Information supplied:

======

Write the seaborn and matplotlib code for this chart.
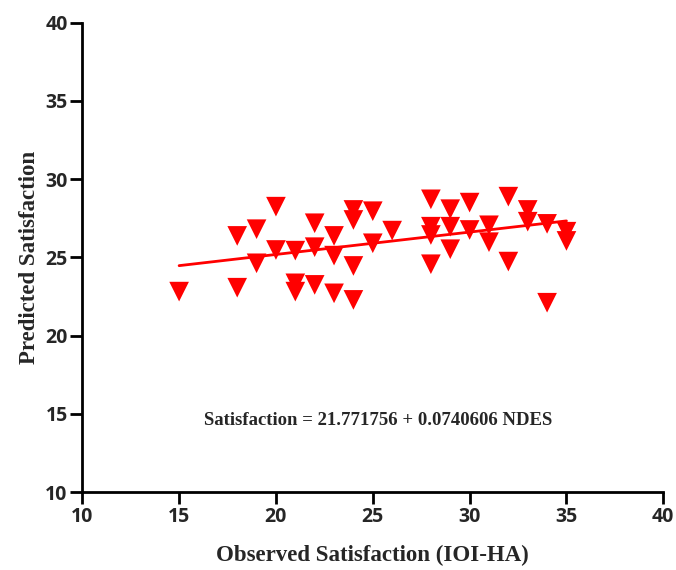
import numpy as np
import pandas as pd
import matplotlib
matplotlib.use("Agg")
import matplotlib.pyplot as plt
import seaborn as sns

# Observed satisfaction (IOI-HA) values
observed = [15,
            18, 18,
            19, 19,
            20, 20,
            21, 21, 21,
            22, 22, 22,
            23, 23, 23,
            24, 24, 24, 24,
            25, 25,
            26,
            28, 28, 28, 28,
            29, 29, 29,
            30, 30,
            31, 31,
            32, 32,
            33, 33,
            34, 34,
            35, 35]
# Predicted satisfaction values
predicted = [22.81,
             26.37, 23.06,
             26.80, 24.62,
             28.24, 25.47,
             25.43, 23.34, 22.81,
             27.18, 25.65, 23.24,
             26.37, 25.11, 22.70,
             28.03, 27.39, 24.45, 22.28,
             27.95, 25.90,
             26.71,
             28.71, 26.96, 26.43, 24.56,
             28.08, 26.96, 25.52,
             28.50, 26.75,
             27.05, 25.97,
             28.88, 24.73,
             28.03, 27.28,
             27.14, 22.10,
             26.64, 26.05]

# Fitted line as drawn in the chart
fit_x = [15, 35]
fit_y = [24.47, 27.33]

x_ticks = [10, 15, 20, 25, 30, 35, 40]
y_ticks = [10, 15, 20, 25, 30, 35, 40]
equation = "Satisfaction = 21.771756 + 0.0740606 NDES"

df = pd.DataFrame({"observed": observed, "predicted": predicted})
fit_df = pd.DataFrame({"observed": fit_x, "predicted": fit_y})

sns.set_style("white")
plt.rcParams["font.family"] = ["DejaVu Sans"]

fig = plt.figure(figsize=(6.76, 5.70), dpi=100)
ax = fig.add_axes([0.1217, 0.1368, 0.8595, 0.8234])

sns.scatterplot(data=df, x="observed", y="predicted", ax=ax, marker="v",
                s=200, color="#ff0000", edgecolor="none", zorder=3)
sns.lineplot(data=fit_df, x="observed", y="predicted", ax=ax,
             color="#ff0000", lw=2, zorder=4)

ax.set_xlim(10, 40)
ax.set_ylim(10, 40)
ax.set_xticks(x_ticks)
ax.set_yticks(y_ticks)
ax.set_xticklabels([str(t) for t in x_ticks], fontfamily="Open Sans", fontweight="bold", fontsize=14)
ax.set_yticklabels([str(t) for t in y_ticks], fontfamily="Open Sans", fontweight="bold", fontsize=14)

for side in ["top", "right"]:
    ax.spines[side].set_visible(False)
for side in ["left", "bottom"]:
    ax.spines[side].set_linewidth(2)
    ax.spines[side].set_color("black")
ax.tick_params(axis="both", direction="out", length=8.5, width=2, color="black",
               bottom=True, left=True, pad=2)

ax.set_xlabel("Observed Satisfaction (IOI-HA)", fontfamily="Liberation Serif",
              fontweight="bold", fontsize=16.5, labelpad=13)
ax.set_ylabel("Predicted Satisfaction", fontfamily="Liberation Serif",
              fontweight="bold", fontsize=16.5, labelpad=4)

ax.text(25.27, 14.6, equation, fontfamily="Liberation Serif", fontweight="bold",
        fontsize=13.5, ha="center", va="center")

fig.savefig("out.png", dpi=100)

======

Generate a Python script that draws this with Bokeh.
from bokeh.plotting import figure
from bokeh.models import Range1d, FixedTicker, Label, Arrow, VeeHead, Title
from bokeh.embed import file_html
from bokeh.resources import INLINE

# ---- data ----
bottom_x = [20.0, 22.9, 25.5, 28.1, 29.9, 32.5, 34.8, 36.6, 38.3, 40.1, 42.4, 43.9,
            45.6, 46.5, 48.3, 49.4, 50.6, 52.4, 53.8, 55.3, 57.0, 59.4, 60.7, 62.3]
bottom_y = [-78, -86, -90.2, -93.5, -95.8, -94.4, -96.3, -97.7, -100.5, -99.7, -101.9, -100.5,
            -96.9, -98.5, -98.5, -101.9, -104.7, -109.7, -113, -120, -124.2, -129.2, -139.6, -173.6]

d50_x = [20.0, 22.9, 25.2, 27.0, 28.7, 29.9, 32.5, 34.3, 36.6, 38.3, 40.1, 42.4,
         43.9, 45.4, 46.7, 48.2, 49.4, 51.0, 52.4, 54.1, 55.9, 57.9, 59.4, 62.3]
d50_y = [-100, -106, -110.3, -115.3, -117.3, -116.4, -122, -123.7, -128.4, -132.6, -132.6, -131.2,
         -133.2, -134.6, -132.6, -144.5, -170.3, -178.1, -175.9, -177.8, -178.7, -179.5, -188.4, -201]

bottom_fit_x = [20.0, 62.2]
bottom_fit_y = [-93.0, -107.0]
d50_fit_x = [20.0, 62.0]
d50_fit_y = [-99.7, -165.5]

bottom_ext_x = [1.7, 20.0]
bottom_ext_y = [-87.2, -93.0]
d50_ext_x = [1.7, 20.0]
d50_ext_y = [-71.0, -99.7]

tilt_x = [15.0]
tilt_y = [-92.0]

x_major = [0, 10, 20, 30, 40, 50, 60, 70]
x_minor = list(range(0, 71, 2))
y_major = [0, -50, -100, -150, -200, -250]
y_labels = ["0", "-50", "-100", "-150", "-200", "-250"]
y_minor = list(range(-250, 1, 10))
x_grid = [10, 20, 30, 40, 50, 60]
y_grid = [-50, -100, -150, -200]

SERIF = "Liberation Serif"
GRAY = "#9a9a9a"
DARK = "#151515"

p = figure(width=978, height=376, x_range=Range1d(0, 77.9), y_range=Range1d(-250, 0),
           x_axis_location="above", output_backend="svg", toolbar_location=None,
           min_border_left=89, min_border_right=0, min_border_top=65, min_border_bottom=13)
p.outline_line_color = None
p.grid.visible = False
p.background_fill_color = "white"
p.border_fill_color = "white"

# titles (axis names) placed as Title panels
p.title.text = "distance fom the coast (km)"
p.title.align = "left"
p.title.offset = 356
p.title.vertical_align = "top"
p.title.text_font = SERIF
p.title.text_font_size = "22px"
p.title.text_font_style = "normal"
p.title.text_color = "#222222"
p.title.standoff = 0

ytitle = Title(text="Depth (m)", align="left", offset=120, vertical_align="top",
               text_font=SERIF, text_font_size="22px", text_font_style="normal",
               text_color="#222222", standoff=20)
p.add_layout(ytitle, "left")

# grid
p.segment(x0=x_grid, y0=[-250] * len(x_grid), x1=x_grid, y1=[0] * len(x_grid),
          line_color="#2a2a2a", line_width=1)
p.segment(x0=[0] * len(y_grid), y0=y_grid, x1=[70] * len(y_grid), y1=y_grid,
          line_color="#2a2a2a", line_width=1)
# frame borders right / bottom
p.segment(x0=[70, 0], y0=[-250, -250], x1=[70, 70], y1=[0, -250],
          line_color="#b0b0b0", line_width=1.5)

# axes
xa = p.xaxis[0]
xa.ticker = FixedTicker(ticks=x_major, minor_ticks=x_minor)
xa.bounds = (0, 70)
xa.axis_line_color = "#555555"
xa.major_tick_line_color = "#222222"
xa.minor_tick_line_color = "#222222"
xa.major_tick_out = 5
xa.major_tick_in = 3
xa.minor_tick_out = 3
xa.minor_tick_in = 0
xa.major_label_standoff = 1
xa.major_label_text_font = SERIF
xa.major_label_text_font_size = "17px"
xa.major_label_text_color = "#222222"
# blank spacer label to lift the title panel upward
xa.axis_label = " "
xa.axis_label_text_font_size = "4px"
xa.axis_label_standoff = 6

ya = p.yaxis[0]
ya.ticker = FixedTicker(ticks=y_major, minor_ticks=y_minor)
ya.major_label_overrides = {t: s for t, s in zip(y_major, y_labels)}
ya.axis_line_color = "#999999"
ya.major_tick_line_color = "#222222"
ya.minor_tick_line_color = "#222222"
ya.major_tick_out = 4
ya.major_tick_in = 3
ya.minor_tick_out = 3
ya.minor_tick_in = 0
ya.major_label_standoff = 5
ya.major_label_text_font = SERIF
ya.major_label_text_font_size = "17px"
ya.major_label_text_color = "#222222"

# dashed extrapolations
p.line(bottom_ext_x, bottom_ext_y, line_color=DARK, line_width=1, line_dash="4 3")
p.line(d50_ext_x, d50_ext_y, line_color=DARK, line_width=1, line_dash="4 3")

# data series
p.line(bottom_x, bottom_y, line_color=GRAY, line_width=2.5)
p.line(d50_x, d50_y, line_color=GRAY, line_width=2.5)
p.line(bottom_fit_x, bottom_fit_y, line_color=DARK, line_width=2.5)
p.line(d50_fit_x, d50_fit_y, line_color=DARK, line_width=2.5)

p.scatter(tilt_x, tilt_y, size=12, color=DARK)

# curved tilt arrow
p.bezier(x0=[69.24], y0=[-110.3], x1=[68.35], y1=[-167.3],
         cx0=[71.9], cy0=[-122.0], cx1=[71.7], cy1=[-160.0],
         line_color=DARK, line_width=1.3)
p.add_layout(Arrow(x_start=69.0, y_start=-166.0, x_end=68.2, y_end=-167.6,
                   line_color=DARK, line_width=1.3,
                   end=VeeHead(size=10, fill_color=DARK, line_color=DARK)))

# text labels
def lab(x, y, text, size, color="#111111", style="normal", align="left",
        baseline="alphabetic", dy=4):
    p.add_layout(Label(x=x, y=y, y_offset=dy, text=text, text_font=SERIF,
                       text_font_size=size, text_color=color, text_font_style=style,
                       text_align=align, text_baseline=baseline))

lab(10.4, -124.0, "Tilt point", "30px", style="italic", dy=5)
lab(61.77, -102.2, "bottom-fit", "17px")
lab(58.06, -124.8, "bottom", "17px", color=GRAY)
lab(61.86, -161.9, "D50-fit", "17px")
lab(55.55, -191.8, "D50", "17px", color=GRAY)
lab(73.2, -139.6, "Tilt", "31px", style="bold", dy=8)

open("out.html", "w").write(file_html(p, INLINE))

======

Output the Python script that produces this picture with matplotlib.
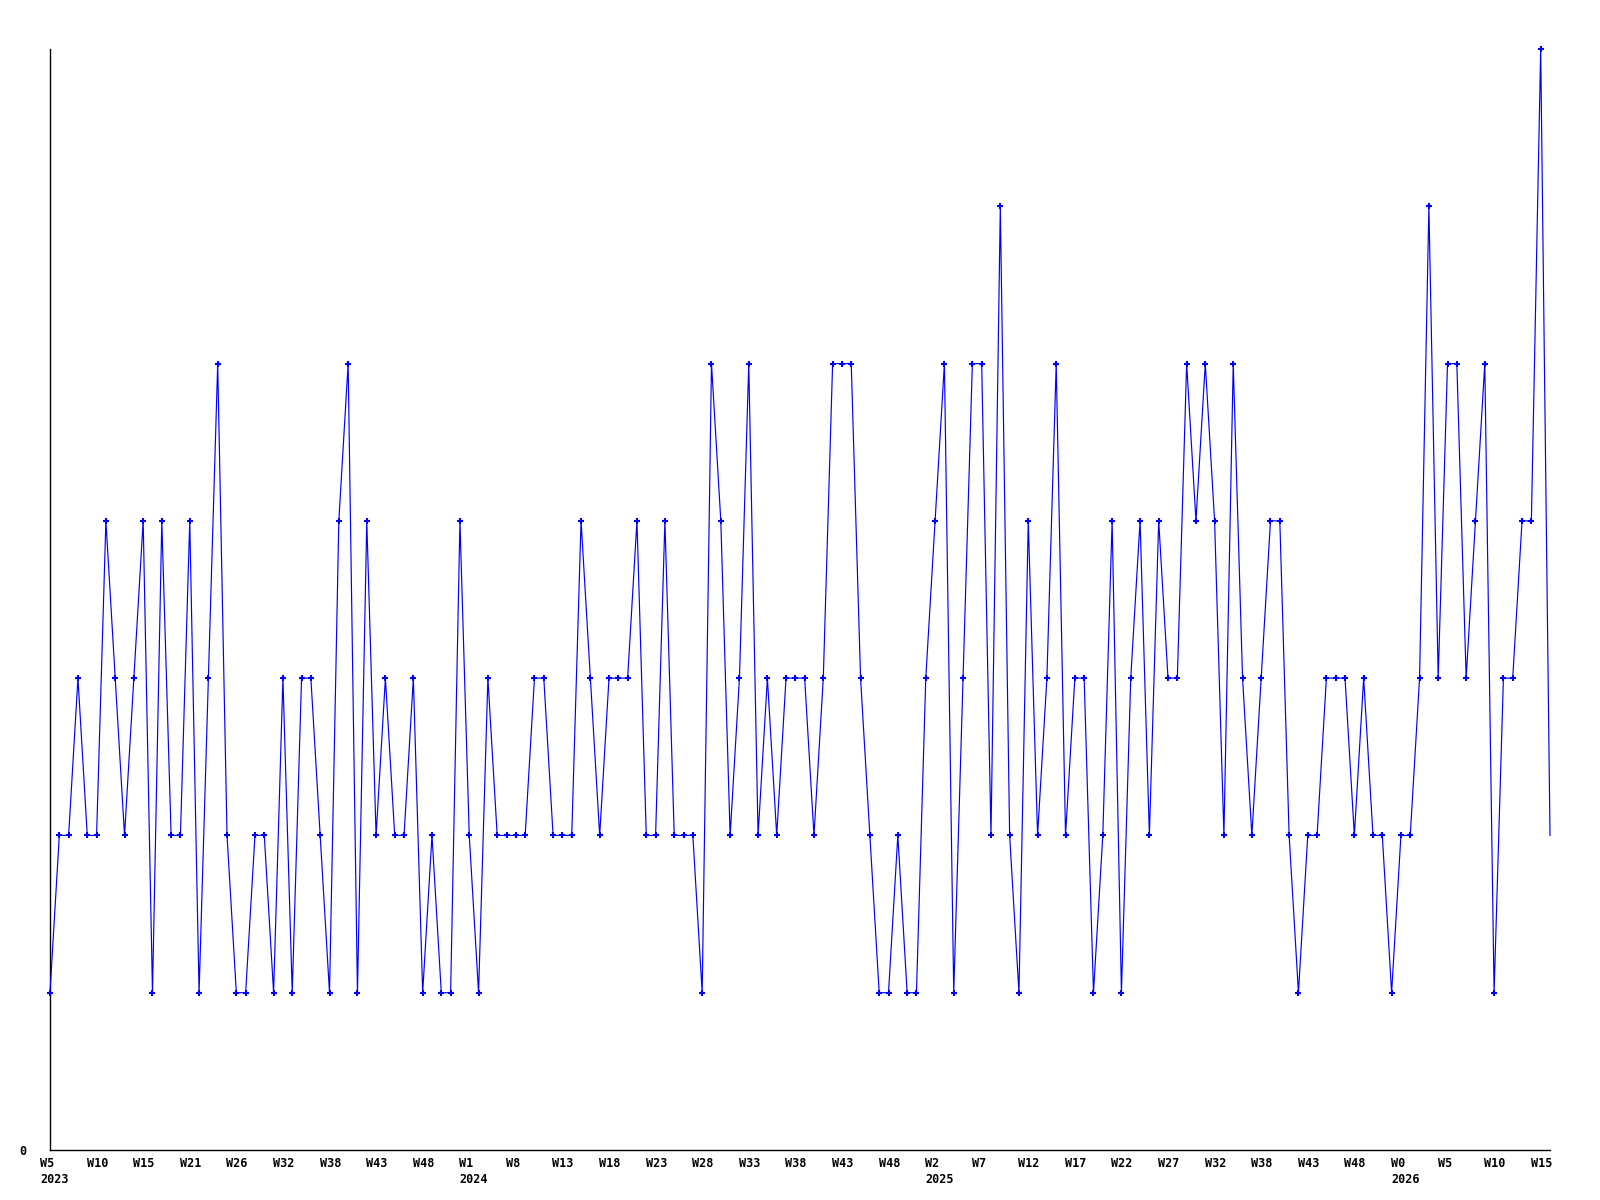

======

Problem requirements: Give only the lines from the one with "Write the seaborn" to the one with "import seaborn as sns", both included, again and exactly; leave the images out.

Final result:
Write the seaborn and matplotlib code for this chart.
import numpy as np
import pandas as pd
import matplotlib
matplotlib.use("Agg")
import matplotlib.pyplot as plt
import seaborn as sns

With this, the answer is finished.